> MATERIAL PROVIDED
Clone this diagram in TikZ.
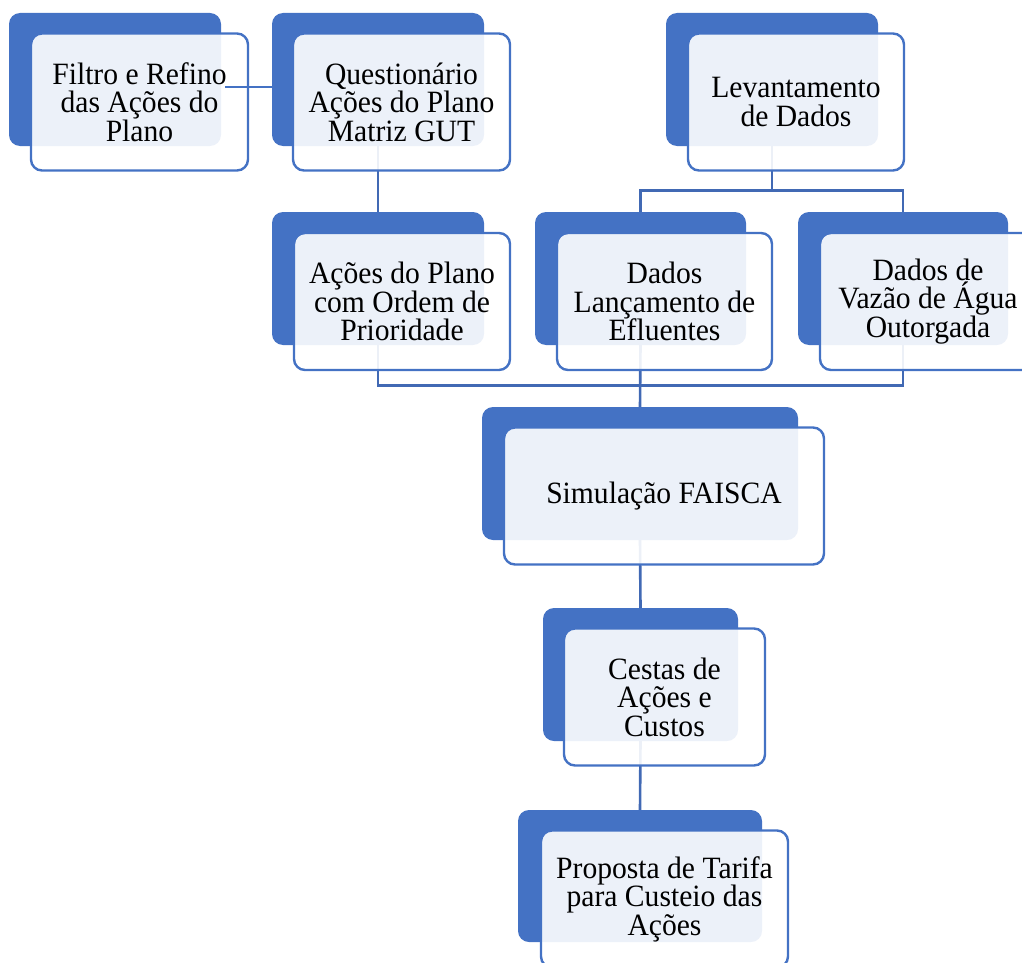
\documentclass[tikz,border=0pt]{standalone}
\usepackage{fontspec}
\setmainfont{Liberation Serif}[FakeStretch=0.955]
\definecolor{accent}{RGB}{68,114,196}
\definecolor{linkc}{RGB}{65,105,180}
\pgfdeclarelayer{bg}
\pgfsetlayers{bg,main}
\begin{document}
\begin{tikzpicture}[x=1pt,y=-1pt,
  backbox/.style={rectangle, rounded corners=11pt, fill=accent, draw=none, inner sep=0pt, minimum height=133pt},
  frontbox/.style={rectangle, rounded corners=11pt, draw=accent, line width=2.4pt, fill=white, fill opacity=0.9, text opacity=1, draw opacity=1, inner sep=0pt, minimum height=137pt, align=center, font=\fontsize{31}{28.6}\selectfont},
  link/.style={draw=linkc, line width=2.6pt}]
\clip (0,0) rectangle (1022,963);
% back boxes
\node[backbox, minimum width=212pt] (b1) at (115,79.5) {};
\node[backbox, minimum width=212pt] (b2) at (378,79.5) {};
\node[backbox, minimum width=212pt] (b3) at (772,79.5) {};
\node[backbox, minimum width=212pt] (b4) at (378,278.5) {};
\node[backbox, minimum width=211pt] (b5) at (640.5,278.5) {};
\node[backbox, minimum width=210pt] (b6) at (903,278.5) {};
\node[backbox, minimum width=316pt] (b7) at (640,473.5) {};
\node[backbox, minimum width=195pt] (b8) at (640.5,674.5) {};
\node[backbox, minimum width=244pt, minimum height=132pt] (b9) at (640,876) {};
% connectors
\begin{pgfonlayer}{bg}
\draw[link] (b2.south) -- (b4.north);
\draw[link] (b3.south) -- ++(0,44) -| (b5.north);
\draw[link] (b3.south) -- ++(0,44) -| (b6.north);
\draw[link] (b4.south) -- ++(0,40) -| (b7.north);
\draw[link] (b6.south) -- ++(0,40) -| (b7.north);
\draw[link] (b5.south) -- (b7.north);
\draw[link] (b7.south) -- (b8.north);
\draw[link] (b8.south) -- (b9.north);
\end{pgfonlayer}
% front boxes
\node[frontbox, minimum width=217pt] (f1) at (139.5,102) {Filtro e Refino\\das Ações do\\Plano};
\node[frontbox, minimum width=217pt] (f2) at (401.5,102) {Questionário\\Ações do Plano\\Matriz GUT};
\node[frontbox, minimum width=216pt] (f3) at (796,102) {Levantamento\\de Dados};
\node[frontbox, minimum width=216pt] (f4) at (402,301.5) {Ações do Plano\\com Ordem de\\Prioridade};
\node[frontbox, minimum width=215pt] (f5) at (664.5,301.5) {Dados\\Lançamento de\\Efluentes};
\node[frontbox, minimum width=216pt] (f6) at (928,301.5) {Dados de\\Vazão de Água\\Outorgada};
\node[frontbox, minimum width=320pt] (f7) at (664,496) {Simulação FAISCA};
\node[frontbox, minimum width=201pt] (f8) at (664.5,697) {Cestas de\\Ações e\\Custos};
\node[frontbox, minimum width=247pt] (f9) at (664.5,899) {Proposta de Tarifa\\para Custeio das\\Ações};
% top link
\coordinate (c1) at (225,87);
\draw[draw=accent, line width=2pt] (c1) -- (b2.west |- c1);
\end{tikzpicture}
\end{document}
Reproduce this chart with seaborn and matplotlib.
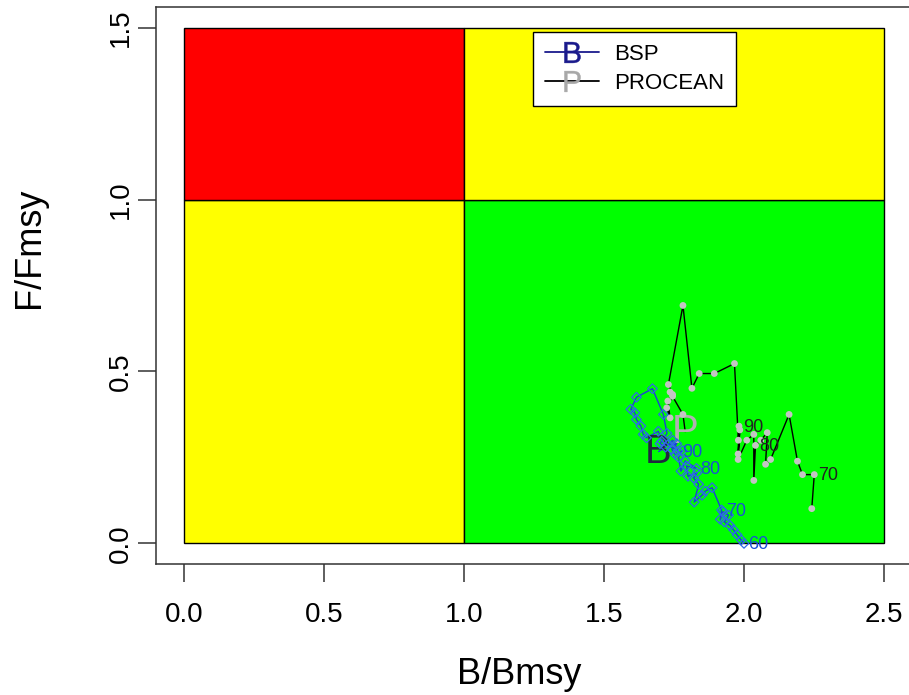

> EXERCISE TASK
From the listing above, pick out each line where the word "this" appears.

> COMPLETE OUTPUT
Clone this diagram in TikZ.
Reproduce this chart with seaborn and matplotlib.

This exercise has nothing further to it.